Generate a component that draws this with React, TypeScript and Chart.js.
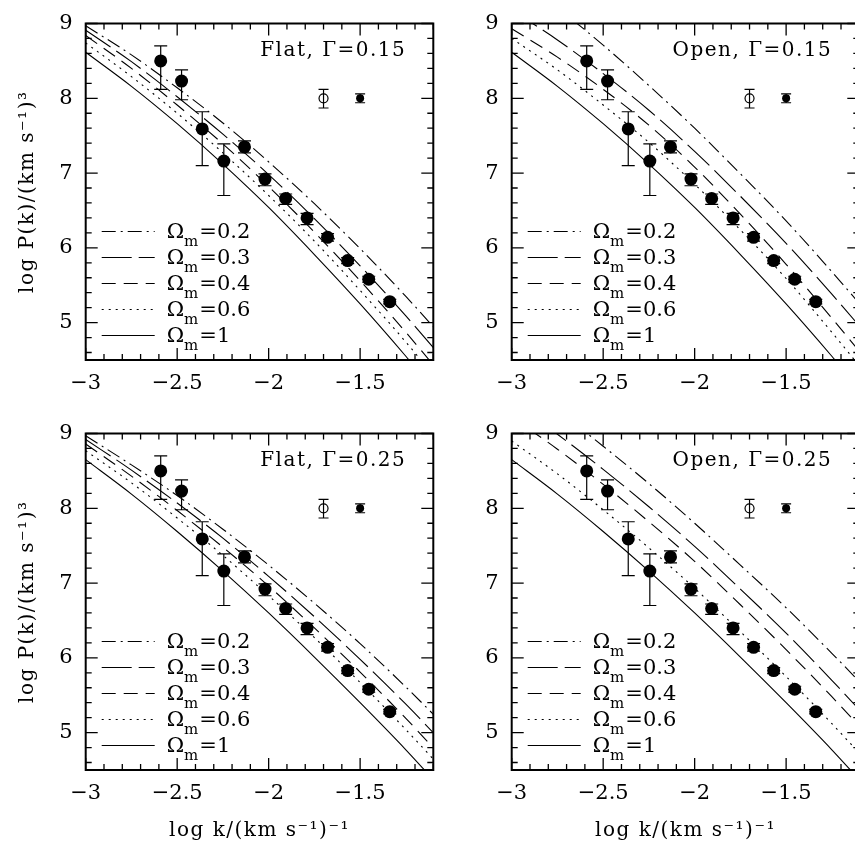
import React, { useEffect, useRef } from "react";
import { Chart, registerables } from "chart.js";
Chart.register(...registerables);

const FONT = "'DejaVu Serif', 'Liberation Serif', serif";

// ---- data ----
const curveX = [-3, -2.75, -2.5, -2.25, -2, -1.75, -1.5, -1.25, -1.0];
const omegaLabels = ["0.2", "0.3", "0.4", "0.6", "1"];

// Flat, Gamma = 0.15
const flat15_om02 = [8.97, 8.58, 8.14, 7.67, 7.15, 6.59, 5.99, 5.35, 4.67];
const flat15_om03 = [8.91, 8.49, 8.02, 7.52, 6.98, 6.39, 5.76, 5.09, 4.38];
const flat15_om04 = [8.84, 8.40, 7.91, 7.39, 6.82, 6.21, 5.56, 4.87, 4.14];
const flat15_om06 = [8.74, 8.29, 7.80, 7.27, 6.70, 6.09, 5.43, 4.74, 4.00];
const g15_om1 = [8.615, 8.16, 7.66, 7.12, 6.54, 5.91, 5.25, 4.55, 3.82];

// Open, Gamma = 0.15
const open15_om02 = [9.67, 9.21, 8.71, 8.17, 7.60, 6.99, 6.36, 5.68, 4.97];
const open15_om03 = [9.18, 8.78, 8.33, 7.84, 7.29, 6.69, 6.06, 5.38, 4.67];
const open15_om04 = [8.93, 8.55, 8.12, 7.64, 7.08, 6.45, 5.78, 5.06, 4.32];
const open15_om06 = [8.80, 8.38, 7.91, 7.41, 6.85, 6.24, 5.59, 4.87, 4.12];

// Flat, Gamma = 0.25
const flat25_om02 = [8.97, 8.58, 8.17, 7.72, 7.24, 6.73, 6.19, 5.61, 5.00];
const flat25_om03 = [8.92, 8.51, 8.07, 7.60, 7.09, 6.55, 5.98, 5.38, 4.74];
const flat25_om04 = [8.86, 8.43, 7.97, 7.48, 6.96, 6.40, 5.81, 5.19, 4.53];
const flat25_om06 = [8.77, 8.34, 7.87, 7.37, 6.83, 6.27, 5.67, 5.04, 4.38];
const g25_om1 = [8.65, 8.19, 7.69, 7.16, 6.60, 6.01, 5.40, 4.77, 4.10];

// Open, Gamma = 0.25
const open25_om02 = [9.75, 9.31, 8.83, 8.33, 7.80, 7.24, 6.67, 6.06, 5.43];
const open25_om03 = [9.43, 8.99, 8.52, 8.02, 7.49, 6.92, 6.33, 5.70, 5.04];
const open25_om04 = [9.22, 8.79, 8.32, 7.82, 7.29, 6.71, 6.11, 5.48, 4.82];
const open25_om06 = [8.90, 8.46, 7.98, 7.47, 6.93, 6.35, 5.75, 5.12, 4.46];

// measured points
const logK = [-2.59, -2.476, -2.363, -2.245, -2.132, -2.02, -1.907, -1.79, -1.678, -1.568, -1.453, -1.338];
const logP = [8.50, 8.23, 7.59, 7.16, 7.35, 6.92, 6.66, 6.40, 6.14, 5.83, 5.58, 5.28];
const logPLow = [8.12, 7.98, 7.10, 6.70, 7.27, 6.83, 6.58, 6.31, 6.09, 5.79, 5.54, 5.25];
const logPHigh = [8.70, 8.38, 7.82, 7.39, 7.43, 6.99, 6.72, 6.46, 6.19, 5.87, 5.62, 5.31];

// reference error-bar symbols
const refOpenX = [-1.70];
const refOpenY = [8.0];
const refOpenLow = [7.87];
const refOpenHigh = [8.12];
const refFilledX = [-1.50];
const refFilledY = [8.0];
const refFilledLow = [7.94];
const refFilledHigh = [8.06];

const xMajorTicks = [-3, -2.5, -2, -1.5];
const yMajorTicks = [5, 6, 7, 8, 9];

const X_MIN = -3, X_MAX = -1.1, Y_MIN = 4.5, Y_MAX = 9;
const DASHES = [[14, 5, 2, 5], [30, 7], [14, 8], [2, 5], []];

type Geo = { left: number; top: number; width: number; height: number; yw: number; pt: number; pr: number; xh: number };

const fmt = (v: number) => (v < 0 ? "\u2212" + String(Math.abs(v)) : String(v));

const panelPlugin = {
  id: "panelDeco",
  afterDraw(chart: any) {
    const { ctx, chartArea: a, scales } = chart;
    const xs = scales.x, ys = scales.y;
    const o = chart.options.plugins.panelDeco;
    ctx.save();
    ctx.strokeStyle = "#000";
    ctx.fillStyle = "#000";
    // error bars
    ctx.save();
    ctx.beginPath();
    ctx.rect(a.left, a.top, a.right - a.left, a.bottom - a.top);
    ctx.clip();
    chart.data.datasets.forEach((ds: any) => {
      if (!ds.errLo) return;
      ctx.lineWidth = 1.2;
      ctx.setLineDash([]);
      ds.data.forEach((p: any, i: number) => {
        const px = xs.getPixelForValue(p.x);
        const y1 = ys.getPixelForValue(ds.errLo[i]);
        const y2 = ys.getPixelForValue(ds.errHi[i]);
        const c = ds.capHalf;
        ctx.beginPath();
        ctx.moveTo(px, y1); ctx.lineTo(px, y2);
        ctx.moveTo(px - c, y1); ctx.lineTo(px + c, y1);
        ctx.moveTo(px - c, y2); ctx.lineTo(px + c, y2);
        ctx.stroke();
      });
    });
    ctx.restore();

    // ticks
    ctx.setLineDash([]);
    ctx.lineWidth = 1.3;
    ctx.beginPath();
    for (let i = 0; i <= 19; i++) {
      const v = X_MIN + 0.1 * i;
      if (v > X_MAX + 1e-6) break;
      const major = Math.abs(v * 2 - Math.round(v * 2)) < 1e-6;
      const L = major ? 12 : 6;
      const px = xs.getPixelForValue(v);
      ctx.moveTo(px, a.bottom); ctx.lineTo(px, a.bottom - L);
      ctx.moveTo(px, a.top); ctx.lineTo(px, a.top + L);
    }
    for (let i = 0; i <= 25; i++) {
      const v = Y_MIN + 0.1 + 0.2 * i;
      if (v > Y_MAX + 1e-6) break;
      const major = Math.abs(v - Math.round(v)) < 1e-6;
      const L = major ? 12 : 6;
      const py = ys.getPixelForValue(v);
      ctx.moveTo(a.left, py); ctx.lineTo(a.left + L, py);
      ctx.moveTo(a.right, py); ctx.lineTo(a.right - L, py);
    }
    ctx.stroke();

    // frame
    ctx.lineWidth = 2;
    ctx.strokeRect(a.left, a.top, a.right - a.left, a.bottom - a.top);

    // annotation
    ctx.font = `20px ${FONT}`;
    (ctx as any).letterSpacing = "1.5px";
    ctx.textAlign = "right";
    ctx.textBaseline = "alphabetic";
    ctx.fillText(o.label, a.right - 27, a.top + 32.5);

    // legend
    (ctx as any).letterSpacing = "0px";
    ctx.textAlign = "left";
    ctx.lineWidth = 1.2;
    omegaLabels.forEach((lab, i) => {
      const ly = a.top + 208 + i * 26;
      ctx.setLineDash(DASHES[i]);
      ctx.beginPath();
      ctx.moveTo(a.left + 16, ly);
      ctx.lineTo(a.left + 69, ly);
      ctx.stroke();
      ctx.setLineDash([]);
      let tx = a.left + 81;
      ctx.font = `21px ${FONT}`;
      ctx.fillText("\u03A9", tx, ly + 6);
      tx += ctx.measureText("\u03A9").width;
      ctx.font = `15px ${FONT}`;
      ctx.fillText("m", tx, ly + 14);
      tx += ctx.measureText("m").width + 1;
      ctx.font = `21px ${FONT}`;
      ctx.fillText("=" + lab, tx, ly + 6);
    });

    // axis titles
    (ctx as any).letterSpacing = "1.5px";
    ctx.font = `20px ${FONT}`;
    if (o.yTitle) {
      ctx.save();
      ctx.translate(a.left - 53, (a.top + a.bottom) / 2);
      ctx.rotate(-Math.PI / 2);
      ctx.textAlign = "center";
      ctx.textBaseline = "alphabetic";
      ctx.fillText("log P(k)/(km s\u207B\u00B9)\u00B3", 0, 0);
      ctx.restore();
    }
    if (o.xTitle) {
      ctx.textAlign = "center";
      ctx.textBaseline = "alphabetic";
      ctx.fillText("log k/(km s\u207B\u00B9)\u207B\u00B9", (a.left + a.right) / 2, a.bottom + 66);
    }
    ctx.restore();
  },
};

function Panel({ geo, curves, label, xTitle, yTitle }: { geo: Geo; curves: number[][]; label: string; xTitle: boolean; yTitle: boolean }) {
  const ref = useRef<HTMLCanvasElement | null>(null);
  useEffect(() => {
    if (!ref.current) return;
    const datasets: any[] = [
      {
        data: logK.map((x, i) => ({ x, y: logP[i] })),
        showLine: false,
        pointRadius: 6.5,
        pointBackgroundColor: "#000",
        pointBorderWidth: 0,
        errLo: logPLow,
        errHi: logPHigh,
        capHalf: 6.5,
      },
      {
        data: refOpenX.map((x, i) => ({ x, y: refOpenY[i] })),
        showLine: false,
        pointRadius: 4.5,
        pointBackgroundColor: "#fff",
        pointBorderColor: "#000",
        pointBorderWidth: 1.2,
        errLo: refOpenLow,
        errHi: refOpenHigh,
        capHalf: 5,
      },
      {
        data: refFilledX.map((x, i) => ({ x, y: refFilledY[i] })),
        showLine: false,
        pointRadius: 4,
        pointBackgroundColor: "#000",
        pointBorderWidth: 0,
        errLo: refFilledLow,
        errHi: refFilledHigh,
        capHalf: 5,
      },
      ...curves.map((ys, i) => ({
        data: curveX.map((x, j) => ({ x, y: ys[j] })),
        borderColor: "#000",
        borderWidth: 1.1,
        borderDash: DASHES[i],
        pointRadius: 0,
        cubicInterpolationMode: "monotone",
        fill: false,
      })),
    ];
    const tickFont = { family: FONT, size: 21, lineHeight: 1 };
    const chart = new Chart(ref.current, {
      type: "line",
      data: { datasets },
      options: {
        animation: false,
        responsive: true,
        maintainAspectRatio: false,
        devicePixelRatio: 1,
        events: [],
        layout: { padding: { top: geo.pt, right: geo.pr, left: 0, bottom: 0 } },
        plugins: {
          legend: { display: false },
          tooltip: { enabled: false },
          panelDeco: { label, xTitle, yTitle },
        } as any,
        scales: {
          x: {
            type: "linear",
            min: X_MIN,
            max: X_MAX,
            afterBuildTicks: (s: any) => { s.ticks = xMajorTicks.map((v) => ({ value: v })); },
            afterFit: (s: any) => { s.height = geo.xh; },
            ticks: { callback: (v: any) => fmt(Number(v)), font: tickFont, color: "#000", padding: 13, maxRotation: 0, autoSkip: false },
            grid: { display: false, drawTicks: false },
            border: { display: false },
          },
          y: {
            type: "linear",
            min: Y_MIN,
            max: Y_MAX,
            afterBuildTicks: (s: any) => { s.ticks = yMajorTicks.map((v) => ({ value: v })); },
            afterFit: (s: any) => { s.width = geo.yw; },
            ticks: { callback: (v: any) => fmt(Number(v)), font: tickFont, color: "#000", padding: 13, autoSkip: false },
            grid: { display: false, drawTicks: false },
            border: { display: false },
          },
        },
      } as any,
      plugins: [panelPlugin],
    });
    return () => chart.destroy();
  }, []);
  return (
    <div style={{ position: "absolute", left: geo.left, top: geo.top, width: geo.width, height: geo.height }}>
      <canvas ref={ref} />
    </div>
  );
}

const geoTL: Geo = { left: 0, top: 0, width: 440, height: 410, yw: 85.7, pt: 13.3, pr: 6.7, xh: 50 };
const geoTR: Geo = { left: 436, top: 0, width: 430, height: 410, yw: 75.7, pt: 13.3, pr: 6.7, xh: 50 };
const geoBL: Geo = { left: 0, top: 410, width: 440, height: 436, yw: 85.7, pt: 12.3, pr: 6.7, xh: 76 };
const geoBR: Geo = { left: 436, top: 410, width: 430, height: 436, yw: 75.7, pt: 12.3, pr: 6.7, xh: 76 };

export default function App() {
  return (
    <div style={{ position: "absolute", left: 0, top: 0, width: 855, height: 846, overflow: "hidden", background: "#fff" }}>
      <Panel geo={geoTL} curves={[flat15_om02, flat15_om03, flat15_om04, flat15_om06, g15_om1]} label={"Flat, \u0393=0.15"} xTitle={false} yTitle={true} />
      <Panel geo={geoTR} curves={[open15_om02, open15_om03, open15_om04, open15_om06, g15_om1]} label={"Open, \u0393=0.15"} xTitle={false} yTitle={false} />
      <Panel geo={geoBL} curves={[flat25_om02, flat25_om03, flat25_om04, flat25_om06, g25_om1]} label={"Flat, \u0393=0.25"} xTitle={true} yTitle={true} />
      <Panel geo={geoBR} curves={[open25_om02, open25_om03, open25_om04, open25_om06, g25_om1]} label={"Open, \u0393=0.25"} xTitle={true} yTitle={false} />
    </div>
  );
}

> [Exercise instructions]: Please restate the material above line by line, exactly, beginning at its first line and ending with the line that contains "5.87, 5.62, 5.31];", without any pictures.

> [Exercise solution]:
Generate a component that draws this with React, TypeScript and Chart.js.
import React, { useEffect, useRef } from "react";
import { Chart, registerables } from "chart.js";
Chart.register(...registerables);

const FONT = "'DejaVu Serif', 'Liberation Serif', serif";

// ---- data ----
const curveX = [-3, -2.75, -2.5, -2.25, -2, -1.75, -1.5, -1.25, -1.0];
const omegaLabels = ["0.2", "0.3", "0.4", "0.6", "1"];

// Flat, Gamma = 0.15
const flat15_om02 = [8.97, 8.58, 8.14, 7.67, 7.15, 6.59, 5.99, 5.35, 4.67];
const flat15_om03 = [8.91, 8.49, 8.02, 7.52, 6.98, 6.39, 5.76, 5.09, 4.38];
const flat15_om04 = [8.84, 8.40, 7.91, 7.39, 6.82, 6.21, 5.56, 4.87, 4.14];
const flat15_om06 = [8.74, 8.29, 7.80, 7.27, 6.70, 6.09, 5.43, 4.74, 4.00];
const g15_om1 = [8.615, 8.16, 7.66, 7.12, 6.54, 5.91, 5.25, 4.55, 3.82];

// Open, Gamma = 0.15
const open15_om02 = [9.67, 9.21, 8.71, 8.17, 7.60, 6.99, 6.36, 5.68, 4.97];
const open15_om03 = [9.18, 8.78, 8.33, 7.84, 7.29, 6.69, 6.06, 5.38, 4.67];
const open15_om04 = [8.93, 8.55, 8.12, 7.64, 7.08, 6.45, 5.78, 5.06, 4.32];
const open15_om06 = [8.80, 8.38, 7.91, 7.41, 6.85, 6.24, 5.59, 4.87, 4.12];

// Flat, Gamma = 0.25
const flat25_om02 = [8.97, 8.58, 8.17, 7.72, 7.24, 6.73, 6.19, 5.61, 5.00];
const flat25_om03 = [8.92, 8.51, 8.07, 7.60, 7.09, 6.55, 5.98, 5.38, 4.74];
const flat25_om04 = [8.86, 8.43, 7.97, 7.48, 6.96, 6.40, 5.81, 5.19, 4.53];
const flat25_om06 = [8.77, 8.34, 7.87, 7.37, 6.83, 6.27, 5.67, 5.04, 4.38];
const g25_om1 = [8.65, 8.19, 7.69, 7.16, 6.60, 6.01, 5.40, 4.77, 4.10];

// Open, Gamma = 0.25
const open25_om02 = [9.75, 9.31, 8.83, 8.33, 7.80, 7.24, 6.67, 6.06, 5.43];
const open25_om03 = [9.43, 8.99, 8.52, 8.02, 7.49, 6.92, 6.33, 5.70, 5.04];
const open25_om04 = [9.22, 8.79, 8.32, 7.82, 7.29, 6.71, 6.11, 5.48, 4.82];
const open25_om06 = [8.90, 8.46, 7.98, 7.47, 6.93, 6.35, 5.75, 5.12, 4.46];

// measured points
const logK = [-2.59, -2.476, -2.363, -2.245, -2.132, -2.02, -1.907, -1.79, -1.678, -1.568, -1.453, -1.338];
const logP = [8.50, 8.23, 7.59, 7.16, 7.35, 6.92, 6.66, 6.40, 6.14, 5.83, 5.58, 5.28];
const logPLow = [8.12, 7.98, 7.10, 6.70, 7.27, 6.83, 6.58, 6.31, 6.09, 5.79, 5.54, 5.25];
const logPHigh = [8.70, 8.38, 7.82, 7.39, 7.43, 6.99, 6.72, 6.46, 6.19, 5.87, 5.62, 5.31];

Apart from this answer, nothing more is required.